Source data>

----

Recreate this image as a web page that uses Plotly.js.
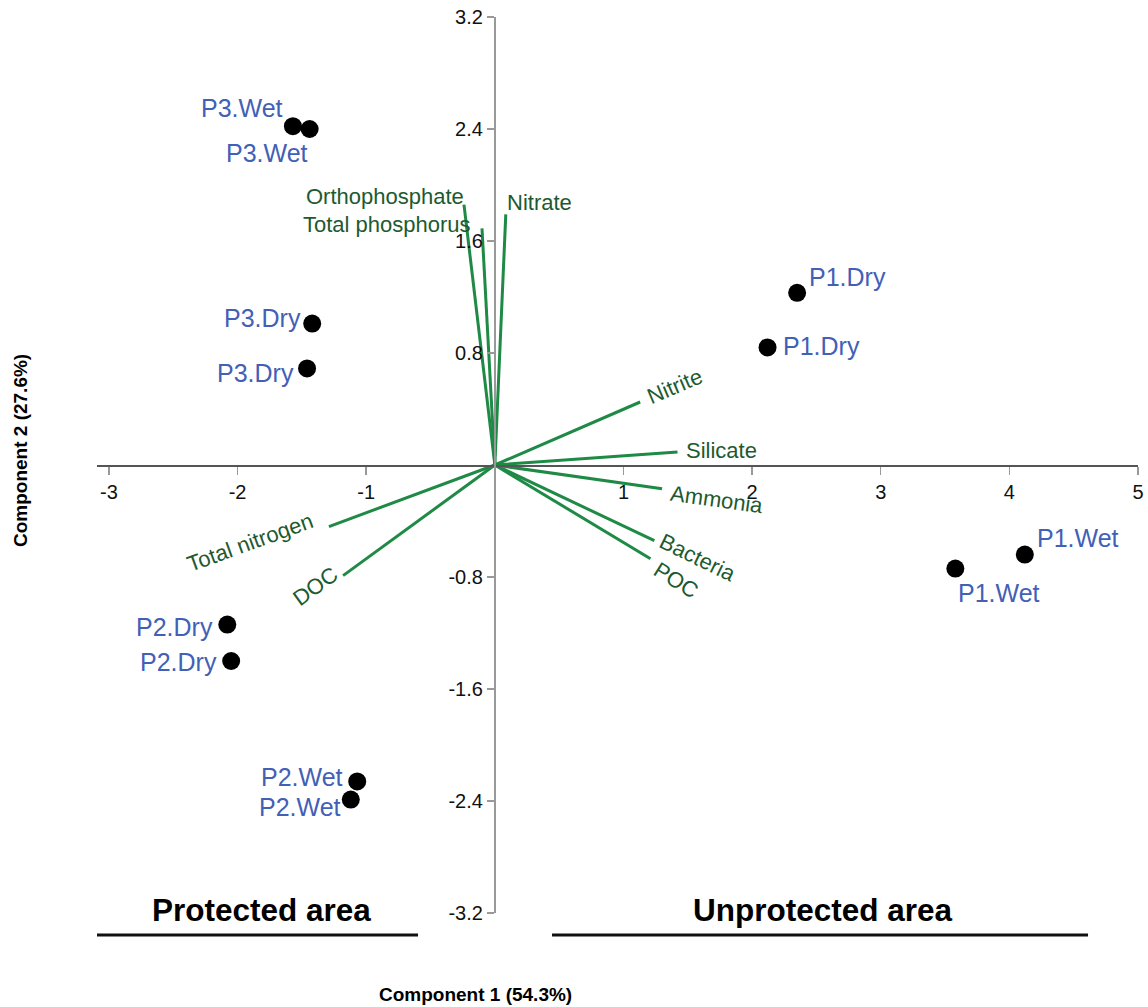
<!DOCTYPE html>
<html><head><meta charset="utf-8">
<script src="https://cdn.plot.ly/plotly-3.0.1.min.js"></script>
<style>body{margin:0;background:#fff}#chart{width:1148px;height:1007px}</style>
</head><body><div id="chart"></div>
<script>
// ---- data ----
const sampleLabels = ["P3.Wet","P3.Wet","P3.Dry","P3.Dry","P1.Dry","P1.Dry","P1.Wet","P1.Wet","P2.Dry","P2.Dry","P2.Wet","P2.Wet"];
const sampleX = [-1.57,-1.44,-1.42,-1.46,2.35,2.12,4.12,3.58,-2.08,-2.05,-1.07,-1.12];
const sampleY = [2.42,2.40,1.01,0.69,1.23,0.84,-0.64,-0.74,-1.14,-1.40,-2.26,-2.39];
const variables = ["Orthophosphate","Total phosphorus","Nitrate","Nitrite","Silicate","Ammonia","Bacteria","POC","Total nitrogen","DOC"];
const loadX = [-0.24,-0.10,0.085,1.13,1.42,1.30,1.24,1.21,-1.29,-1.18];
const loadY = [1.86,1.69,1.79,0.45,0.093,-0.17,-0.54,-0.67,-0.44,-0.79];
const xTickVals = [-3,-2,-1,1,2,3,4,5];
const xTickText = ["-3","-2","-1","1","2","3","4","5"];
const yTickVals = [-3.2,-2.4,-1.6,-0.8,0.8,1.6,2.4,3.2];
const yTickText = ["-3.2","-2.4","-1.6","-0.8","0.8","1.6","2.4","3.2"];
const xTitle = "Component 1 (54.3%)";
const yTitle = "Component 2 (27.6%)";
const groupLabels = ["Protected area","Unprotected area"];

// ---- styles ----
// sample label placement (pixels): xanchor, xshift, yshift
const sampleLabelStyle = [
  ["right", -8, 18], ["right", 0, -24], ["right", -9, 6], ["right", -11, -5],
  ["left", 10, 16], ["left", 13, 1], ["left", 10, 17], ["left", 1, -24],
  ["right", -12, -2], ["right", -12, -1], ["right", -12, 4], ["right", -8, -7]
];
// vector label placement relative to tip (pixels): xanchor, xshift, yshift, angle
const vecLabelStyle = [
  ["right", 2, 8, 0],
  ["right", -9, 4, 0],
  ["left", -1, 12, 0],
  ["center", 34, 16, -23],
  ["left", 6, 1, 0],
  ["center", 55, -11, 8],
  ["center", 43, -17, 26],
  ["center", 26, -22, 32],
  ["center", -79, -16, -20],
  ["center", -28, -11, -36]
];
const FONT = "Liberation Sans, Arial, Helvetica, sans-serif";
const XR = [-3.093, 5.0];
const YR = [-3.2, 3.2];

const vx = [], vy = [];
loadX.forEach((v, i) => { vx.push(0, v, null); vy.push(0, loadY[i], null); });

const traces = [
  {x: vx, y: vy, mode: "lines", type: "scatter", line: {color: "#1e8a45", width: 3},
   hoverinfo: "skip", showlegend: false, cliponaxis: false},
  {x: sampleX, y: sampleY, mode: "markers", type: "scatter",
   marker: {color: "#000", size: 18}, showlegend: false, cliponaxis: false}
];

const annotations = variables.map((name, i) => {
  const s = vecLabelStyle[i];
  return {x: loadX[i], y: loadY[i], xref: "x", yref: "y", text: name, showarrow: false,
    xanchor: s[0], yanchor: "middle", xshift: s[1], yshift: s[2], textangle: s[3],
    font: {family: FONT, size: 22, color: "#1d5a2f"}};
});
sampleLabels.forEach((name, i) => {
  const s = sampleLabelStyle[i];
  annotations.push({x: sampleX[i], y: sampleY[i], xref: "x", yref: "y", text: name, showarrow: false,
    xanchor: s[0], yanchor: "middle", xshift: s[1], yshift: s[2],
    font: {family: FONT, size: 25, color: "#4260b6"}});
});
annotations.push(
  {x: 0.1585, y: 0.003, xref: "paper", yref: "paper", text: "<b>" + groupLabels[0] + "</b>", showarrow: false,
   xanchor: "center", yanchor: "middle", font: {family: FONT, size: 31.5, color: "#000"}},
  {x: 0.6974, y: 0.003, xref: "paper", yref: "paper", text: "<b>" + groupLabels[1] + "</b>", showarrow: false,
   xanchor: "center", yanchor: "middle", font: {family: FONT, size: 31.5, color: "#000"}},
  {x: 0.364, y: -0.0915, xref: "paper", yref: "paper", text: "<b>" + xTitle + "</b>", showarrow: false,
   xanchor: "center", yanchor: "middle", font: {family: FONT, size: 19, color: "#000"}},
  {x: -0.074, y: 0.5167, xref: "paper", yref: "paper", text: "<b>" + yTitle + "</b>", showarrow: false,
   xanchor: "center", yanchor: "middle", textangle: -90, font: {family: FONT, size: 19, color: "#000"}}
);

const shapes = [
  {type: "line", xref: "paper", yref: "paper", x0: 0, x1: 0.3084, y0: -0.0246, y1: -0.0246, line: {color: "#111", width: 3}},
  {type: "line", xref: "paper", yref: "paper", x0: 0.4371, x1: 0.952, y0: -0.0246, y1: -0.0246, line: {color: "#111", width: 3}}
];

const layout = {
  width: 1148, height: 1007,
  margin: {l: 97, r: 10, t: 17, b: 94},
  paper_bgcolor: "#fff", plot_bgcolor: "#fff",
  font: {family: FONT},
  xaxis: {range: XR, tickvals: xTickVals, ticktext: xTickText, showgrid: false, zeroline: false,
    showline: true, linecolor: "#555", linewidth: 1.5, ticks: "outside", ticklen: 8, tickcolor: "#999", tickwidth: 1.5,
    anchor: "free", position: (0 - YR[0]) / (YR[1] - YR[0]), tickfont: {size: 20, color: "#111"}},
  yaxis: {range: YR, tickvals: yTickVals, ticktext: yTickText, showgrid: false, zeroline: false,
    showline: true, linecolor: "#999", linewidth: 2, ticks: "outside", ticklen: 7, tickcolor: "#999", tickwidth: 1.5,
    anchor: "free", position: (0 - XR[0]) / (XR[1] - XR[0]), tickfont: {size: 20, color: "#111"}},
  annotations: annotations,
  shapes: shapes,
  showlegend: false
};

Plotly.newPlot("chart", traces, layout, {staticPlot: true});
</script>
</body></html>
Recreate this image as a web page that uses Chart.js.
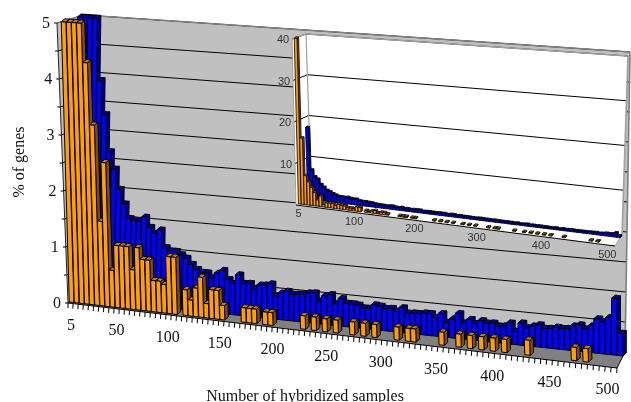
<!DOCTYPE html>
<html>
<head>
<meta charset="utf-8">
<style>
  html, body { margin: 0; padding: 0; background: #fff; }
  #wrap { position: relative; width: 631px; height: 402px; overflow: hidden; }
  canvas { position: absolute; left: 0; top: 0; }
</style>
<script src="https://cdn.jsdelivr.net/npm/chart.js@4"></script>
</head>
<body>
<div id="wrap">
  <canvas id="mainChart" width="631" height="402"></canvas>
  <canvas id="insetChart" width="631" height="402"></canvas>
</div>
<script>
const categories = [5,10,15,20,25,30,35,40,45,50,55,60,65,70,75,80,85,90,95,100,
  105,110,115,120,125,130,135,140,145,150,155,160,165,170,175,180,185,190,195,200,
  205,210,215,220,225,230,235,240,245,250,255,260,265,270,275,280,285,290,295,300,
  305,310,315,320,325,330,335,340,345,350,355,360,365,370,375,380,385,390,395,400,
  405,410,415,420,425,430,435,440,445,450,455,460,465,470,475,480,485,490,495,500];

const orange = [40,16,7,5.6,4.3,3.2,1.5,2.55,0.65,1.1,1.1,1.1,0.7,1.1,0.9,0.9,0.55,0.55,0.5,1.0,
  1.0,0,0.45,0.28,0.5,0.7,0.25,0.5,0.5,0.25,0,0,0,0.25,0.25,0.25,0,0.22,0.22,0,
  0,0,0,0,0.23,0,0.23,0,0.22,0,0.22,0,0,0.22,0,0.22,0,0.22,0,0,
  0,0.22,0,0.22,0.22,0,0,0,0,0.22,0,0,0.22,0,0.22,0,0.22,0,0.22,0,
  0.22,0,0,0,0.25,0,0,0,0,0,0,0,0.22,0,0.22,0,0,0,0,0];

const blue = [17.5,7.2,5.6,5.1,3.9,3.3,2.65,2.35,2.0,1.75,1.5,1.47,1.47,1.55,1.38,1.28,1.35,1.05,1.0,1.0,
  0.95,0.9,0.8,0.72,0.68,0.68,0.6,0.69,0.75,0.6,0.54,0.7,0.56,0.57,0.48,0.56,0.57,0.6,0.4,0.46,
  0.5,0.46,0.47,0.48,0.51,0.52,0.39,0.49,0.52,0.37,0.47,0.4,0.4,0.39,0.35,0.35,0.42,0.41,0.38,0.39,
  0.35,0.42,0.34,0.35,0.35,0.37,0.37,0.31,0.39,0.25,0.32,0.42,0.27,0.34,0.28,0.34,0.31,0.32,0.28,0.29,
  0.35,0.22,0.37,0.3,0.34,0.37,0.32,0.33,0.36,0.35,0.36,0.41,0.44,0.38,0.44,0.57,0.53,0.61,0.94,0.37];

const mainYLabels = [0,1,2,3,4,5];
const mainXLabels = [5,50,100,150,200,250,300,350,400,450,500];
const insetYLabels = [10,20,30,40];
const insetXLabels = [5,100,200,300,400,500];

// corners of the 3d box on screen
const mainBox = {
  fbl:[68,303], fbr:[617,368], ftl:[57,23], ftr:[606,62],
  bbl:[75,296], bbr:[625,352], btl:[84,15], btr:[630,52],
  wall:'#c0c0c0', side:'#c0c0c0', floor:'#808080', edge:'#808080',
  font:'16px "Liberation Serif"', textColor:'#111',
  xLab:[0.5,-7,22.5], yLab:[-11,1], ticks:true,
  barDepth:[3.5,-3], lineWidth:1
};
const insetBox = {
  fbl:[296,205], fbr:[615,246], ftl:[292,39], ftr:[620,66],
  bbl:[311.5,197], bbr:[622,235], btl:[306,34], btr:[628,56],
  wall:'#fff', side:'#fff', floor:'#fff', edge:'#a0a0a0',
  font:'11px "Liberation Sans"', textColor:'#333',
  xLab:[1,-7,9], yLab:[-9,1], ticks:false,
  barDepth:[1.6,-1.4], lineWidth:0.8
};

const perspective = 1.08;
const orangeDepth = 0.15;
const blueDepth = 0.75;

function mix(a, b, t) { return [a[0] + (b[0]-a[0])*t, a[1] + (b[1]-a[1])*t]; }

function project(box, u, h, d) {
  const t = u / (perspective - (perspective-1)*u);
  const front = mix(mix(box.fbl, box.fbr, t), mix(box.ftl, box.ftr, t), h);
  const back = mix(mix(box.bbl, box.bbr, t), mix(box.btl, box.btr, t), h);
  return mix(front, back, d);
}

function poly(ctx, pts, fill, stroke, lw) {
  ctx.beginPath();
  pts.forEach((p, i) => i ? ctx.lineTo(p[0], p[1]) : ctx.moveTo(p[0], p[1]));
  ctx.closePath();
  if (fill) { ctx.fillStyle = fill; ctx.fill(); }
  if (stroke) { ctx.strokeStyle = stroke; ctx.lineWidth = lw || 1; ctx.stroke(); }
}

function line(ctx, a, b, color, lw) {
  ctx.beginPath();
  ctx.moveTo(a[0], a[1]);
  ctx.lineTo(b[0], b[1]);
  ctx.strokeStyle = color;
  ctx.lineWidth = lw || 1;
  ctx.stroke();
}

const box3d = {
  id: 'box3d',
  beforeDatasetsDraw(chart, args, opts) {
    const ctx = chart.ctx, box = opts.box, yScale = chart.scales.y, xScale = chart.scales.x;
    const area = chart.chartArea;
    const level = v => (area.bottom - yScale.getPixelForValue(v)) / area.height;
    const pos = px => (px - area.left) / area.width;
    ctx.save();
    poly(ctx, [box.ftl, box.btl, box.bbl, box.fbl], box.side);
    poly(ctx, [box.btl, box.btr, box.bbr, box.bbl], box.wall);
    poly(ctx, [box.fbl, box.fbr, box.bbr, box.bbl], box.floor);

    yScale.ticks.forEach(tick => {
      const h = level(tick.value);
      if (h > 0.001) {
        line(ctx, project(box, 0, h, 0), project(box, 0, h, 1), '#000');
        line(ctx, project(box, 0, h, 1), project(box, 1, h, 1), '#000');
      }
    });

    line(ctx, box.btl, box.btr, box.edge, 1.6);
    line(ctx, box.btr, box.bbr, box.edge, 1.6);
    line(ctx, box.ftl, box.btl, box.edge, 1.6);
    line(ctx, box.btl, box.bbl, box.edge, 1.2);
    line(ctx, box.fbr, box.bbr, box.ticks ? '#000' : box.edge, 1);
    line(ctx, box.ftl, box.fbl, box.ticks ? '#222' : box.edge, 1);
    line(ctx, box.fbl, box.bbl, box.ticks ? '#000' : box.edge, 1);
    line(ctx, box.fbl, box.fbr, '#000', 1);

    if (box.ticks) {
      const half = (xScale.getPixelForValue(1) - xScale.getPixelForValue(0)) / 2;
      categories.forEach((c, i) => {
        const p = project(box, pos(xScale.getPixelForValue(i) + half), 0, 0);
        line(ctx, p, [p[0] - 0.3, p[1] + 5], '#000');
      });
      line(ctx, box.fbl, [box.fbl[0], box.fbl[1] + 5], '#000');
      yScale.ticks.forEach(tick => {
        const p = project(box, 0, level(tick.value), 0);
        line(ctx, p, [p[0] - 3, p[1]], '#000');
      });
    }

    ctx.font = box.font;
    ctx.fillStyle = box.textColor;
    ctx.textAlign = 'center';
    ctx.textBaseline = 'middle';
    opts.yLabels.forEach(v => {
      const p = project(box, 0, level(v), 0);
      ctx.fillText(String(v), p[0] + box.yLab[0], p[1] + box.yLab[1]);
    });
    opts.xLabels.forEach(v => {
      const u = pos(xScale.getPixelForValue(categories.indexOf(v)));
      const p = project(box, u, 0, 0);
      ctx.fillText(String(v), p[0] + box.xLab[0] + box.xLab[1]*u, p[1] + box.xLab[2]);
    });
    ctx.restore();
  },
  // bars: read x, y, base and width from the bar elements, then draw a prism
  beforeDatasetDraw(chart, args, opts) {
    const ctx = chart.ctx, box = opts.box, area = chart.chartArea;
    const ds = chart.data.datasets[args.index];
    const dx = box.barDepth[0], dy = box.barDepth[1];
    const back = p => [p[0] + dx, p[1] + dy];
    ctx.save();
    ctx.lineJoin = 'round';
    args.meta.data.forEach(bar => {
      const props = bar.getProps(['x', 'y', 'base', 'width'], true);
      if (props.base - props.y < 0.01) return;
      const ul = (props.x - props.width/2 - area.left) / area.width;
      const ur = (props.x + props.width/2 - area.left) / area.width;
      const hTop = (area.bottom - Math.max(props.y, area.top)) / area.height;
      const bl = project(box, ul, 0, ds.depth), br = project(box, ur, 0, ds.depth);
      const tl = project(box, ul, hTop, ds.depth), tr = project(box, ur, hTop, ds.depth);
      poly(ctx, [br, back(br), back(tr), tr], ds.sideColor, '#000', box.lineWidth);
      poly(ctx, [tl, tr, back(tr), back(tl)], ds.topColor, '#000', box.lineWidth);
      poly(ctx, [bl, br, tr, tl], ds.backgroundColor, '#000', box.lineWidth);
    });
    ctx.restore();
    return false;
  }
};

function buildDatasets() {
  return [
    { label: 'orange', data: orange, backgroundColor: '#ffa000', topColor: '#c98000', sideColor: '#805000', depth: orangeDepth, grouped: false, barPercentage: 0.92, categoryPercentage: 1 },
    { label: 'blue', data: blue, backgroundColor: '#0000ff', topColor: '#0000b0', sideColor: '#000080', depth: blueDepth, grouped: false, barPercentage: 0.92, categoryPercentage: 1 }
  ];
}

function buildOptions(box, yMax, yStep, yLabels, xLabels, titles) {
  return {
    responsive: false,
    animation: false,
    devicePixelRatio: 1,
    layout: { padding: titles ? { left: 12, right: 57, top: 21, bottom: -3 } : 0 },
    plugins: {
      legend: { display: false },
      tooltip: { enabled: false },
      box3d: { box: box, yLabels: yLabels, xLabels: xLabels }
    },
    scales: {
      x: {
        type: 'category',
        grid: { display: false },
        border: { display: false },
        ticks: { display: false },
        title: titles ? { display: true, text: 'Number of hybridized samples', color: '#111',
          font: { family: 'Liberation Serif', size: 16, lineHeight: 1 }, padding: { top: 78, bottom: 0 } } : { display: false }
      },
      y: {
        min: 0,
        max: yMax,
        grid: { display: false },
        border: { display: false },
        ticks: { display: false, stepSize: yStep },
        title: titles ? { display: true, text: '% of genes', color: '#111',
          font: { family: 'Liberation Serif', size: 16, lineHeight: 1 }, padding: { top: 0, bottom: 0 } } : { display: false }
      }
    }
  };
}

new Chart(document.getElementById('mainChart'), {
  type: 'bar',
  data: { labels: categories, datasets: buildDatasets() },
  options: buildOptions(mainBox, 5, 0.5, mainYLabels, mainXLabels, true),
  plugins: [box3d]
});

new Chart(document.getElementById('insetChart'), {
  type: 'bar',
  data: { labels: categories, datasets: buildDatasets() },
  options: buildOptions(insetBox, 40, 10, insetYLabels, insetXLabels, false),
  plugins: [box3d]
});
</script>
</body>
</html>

----

Requirements> Starting at the line with "Recreate this image as a web page that uses Chart.js." and ending at the line with "const insetXLabels = [5,100,200,300,400,500];", copy each line exactly, both ends included. Do not copy the pictures.

Response>
Recreate this image as a web page that uses Chart.js.
<!DOCTYPE html>
<html>
<head>
<meta charset="utf-8">
<style>
  html, body { margin: 0; padding: 0; background: #fff; }
  #wrap { position: relative; width: 631px; height: 402px; overflow: hidden; }
  canvas { position: absolute; left: 0; top: 0; }
</style>
<script src="https://cdn.jsdelivr.net/npm/chart.js@4"></script>
</head>
<body>
<div id="wrap">
  <canvas id="mainChart" width="631" height="402"></canvas>
  <canvas id="insetChart" width="631" height="402"></canvas>
</div>
<script>
const categories = [5,10,15,20,25,30,35,40,45,50,55,60,65,70,75,80,85,90,95,100,
  105,110,115,120,125,130,135,140,145,150,155,160,165,170,175,180,185,190,195,200,
  205,210,215,220,225,230,235,240,245,250,255,260,265,270,275,280,285,290,295,300,
  305,310,315,320,325,330,335,340,345,350,355,360,365,370,375,380,385,390,395,400,
  405,410,415,420,425,430,435,440,445,450,455,460,465,470,475,480,485,490,495,500];

const orange = [40,16,7,5.6,4.3,3.2,1.5,2.55,0.65,1.1,1.1,1.1,0.7,1.1,0.9,0.9,0.55,0.55,0.5,1.0,
  1.0,0,0.45,0.28,0.5,0.7,0.25,0.5,0.5,0.25,0,0,0,0.25,0.25,0.25,0,0.22,0.22,0,
  0,0,0,0,0.23,0,0.23,0,0.22,0,0.22,0,0,0.22,0,0.22,0,0.22,0,0,
  0,0.22,0,0.22,0.22,0,0,0,0,0.22,0,0,0.22,0,0.22,0,0.22,0,0.22,0,
  0.22,0,0,0,0.25,0,0,0,0,0,0,0,0.22,0,0.22,0,0,0,0,0];

const blue = [17.5,7.2,5.6,5.1,3.9,3.3,2.65,2.35,2.0,1.75,1.5,1.47,1.47,1.55,1.38,1.28,1.35,1.05,1.0,1.0,
  0.95,0.9,0.8,0.72,0.68,0.68,0.6,0.69,0.75,0.6,0.54,0.7,0.56,0.57,0.48,0.56,0.57,0.6,0.4,0.46,
  0.5,0.46,0.47,0.48,0.51,0.52,0.39,0.49,0.52,0.37,0.47,0.4,0.4,0.39,0.35,0.35,0.42,0.41,0.38,0.39,
  0.35,0.42,0.34,0.35,0.35,0.37,0.37,0.31,0.39,0.25,0.32,0.42,0.27,0.34,0.28,0.34,0.31,0.32,0.28,0.29,
  0.35,0.22,0.37,0.3,0.34,0.37,0.32,0.33,0.36,0.35,0.36,0.41,0.44,0.38,0.44,0.57,0.53,0.61,0.94,0.37];

const mainYLabels = [0,1,2,3,4,5];
const mainXLabels = [5,50,100,150,200,250,300,350,400,450,500];
const insetYLabels = [10,20,30,40];
const insetXLabels = [5,100,200,300,400,500];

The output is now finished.